I’m madder than the hermit who secluded himself from the world so he wouldn’t be bothered by its toils and troubles, then reappeared and found out the place he knew and loved didn’t exist anymore over the fact that with all of the horrible things going on in the world, I can’t get a good night’s sleep! .
Look, you all know that I’ve told you time and time again that the only way to lead a care-free life is to divorce yourself from the daily earth-shattering news that constantly depresses you. But with all this information so readily available to us on not only the television in the living room and the radio in the kitchen that is always tuned to 1010 WINS, but also on our dumb phones an interweb browser and amazing glass tablets that provide us much more than the 10 commandments, it’s getting tougher and tougher for guys like me to bury our heads in the sand.
Now I don’t need to tell you that the last time I heard some bad news, I did my best ostrich impression, but that wasn’t enough! I can’t cover my ears enough!
Luckily, there is this thing called the free-mail that allows people of a certain age to get information to one another without having to lick a stamp. And it is through this miracle of modern ingenuity that I pick up pearls of wisdom on a regular basis.
So, as a public service to all those people out there that don’t have lost their connection to the World Wide Internet, I give to you, on ink and paper, some of the things you are missing.
Here’s a gem that an old friend free-mailed me, that fit this ol’Screecher to a “T,”
But first, one of my classic digressions: remember when your clothes didn’t carry any ads, advertisements from the manufacturer or triple-XXX filth all over them? When jeans came without ready-made holes and shreds? And when it didn’t cost a fortune to but it? Oh, and remember when only sailors had tattoos? Now, it seems you can’t find anybody without permanent colored ink on them! What is up with that!?.
Okay, back to the column. Here’s what my old pal sended to me, cut and plastered for your convenience:
“Dearie, do you remember when we waltzed to the Sousa band, my wasn’t the music grand? Chowder parties down by the seashore, every Fourth of July. Test your memory! If you remember, dearie, you’re much older than I!”
If walking is good for your health, then letter carriers would be immortal and don’t need Obamacare!
A whale swims all day, only eats fish, drinks water, but is still fat.
A rabbit runs and hops and only lives 15 years, while a tortoise doesn’t run and does mostly nothing, yet lives for 150 years. And you tell me to exercise? I don’t think so!
Just grant me the senility to forget the people I never liked, the good fortune to remember the ones I do, and the eyesight to tell the difference.

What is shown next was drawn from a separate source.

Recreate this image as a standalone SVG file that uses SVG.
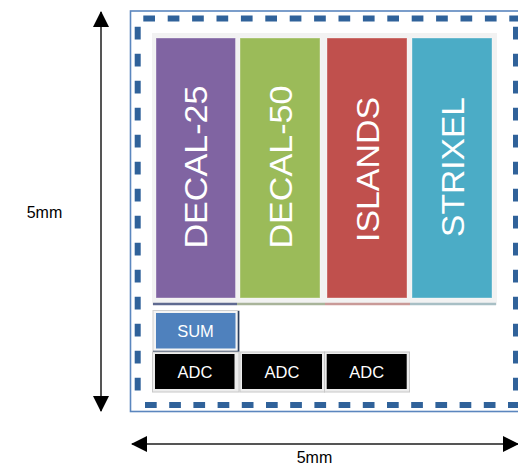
<svg xmlns="http://www.w3.org/2000/svg" width="518" height="465" viewBox="0 0 518 465">
<defs>
<style>
.lbl{font-family:"Liberation Sans",Arial,sans-serif;fill:#000;font-size:16px}
.col{stroke:#FFFFFF;stroke-opacity:0.35;stroke-width:1}
.colt{font-family:"Liberation Sans",Arial,sans-serif;fill:#FFFFFF;font-size:31px;text-anchor:middle}
.bt{font-family:"Liberation Sans",Arial,sans-serif;fill:#FFFFFF;font-size:16.5px;text-anchor:middle}
.dash{stroke:#30629A;stroke-width:6;fill:none}
.dim{stroke:#555555;stroke-width:2;fill:none}
</style>
<marker id="ah" viewBox="0 0 16 16" refX="15" refY="8" markerWidth="16" markerHeight="16" markerUnits="userSpaceOnUse" orient="auto-start-reverse">
<path d="M0,0 L16,8 L0,16 Z" fill="#000"/>
</marker>
</defs>
<rect width="518" height="465" fill="#FFFFFF"/>
<g id="chip-outline">
<rect x="130.5" y="11" width="395" height="400.5" fill="none" stroke="#5B86BE" stroke-width="1.6"/>
<line class="dash" x1="143.3" y1="18.5" x2="518" y2="18.5" stroke-dasharray="11.7 12.7"/>
<line class="dash" x1="145" y1="405" x2="518" y2="405" stroke-dasharray="11.7 12.5"/>
<line class="dash" x1="137.7" y1="26.7" x2="137.7" y2="400" stroke-dasharray="12.7 14.3"/>
<line class="dash" x1="516" y1="26.7" x2="516" y2="400" stroke-dasharray="12.7 14.3"/>
</g>
<g id="panel">
<rect x="152" y="33" width="345" height="272" fill="#F2F2F2"/>
<line x1="153" y1="304" x2="237" y2="304" stroke="#5F6A90" stroke-width="2.5"/>
<line x1="237" y1="304" x2="325" y2="304" stroke="#A9B49A" stroke-width="2.5"/>
<line x1="325" y1="304" x2="410" y2="304" stroke="#C99A98" stroke-width="2.5"/>
<line x1="410" y1="304" x2="496" y2="304" stroke="#A8BFC5" stroke-width="2.5"/>
</g>
<g id="decal-25">
<rect class="col" x="156" y="38" width="79.5" height="260" fill="#8064A2"/>
<text class="colt" transform="translate(207,167) rotate(-90)" x="0" y="0" textLength="163" lengthAdjust="spacingAndGlyphs">DECAL-25</text>
</g>
<g id="decal-50">
<rect class="col" x="240" y="38" width="80" height="260" fill="#9BBB59"/>
<text class="colt" transform="translate(291.5,167) rotate(-90)" x="0" y="0" textLength="163" lengthAdjust="spacingAndGlyphs">DECAL-50</text>
</g>
<g id="islands">
<rect class="col" x="327" y="38" width="80" height="260" fill="#C0504D"/>
<text class="colt" transform="translate(379,169.5) rotate(-90)" x="0" y="0" textLength="145" lengthAdjust="spacingAndGlyphs">ISLANDS</text>
</g>
<g id="strixel">
<rect class="col" x="412" y="38" width="80" height="260" fill="#4BACC6"/>
<text class="colt" transform="translate(463.5,167) rotate(-90)" x="0" y="0" textLength="140" lengthAdjust="spacingAndGlyphs">STRIXEL</text>
</g>
<g id="sum">
<rect x="153" y="310.5" width="86" height="41" fill="#F4F4F4" stroke="#D0D0D0" stroke-width="1"/>
<line x1="238.5" y1="311" x2="238.5" y2="352" stroke="#2B3F5E" stroke-width="1.6"/>
<line x1="153" y1="351.5" x2="239" y2="351.5" stroke="#2B3F5E" stroke-width="1.6"/>
<rect x="156" y="313" width="79.5" height="35.5" fill="#4F81BD"/>
<text class="bt" x="195.5" y="336.7" font-size="16">SUM</text>
</g>
<g id="adc-1">
<rect x="152.5" y="352" width="86.5" height="40" fill="#EDEDED" stroke="#C8C8C8" stroke-width="1"/>
<rect x="155" y="354" width="79.5" height="35" fill="#000000"/>
<text class="bt" x="195" y="378">ADC</text>
</g>
<g id="adc-2">
<rect x="240" y="352" width="84.5" height="40" fill="#EDEDED" stroke="#C8C8C8" stroke-width="1"/>
<rect x="242" y="354" width="80" height="35" fill="#000000"/>
<text class="bt" x="282" y="378">ADC</text>
</g>
<g id="adc-3">
<rect x="324.5" y="352" width="85" height="40" fill="#EDEDED" stroke="#C8C8C8" stroke-width="1"/>
<rect x="326.7" y="354" width="80" height="35" fill="#000000"/>
<text class="bt" x="366.7" y="378">ADC</text>
</g>
<g id="connectors">
<line class="dim" x1="101" y1="12" x2="101" y2="411" marker-start="url(#ah)" marker-end="url(#ah)"/>
<line class="dim" x1="132" y1="444" x2="518" y2="444" marker-start="url(#ah)" marker-end="url(#ah)"/>
</g>
<g id="labels">
<text class="lbl" x="26.7" y="217.5" font-size="16.5">5mm</text>
<text class="lbl" x="296.7" y="463.3" font-size="16.5">5mm</text>
</g>
</svg>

Now that I’m older here’s what I’ve discovered: I started out with nothing, and I still have most of it. My wild oats are mostly enjoyed with prunes and all-bran. Finally I got my head together, and now my body is falling apart. Funny, I don’t remember being absent-minded. Funny, I don’t remember being absent-minded.
If all is not lost, then where the heck is it ? It was a whole lot easier to get older than to get wiser. Some days, you’re the top dog, some days you’re the hydrant. The early bird gets the worm, but the second mouse gets the cheese. I wish the buck really did stop here, I sure could use a few of them.
Kids in the back seat cause accidents. Accidents in the back seat cause kids.
It’s hard to make a comeback when you haven’t been anywhere. The world only beats a path to your door when you’re in the bathroom. If God wanted me to touch my toes, he’d have put them on my knees. When I’m finally holding all the right cards, everyone wants to play chess.
It’s not hard for me to meet expenses … they’re everywhere. These days, I spend a lot of time thinking about the hereafter, I go somewhere to get something and then wonder what I’m “here after.” Funny, I don’t remember being absent-minded.
If these truisms ring a bell, then start living and stop worrying, you’ll forget everything soon enough. That’s a certainty!